Pour financer la construction ou l'extension de réseaux de chaleur, les communes peuvent recourir à des prêts avantageux de KommuneKredit. Cette institution financière, détenue par l’ensemble des communes et régions danoises, a pour mission de faciliter la réalisation de projets liés au développement local et à la transition écologique.

Approvisionnement en chaleur à but non lucratif : un modèle envisageable pour l'Allemagne et la France ?

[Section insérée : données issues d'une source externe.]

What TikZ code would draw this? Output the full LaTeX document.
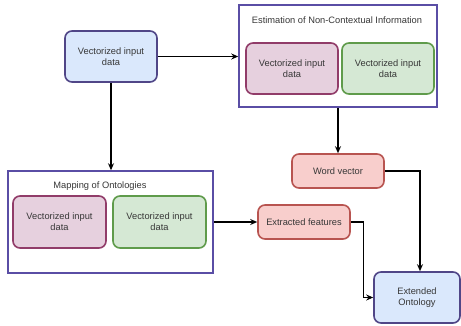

Au Danemark, le principe de la non-lucrativité appliqué aux réseaux de chaleur est un élément clé pour assurer une fourniture de chaleur socialement équitable et écologique. Il garantit que l’approvisionnement en chaleur se fasse dans l'intérêt de la communauté, qu'il soit financièrement équitable et qu'il favorise la durabilité écologique.

Transposer ce principe aux contextes allemand et français représenterait un défi de taille. Le cadre règlementaire devrait être révisé pour intégrer une interdiction des profits. En Allemagne, il serait nécessaire de développer des modèles et des sources de financement alternatives aux régies ou aux DSP (Délégations de Service Public). Les modèles d'exploitation communaux et coopératifs sans but lucratif devraient être davantage encouragés pour remplacer les opérateurs de réseaux orientés vers le profit. Enfin, un large soutien politique et sociétal serait nécessaire pour mettre en œuvre avec succès le principe de la non-lucrativité – une adhésion qui fait encore défaut dans les deux pays.

Cependant, l'Allemagne et la France se sont rapprochées du Danemark sur un point : en France, le réseau d’information AMORCE assure la transparence des prix à travers son enquête annuelle réalisée avec l’ADEME, tandis qu'une plateforme équivalente, la Preistransparenzplattform Fernwärme, est en cours de développement en Allemagne.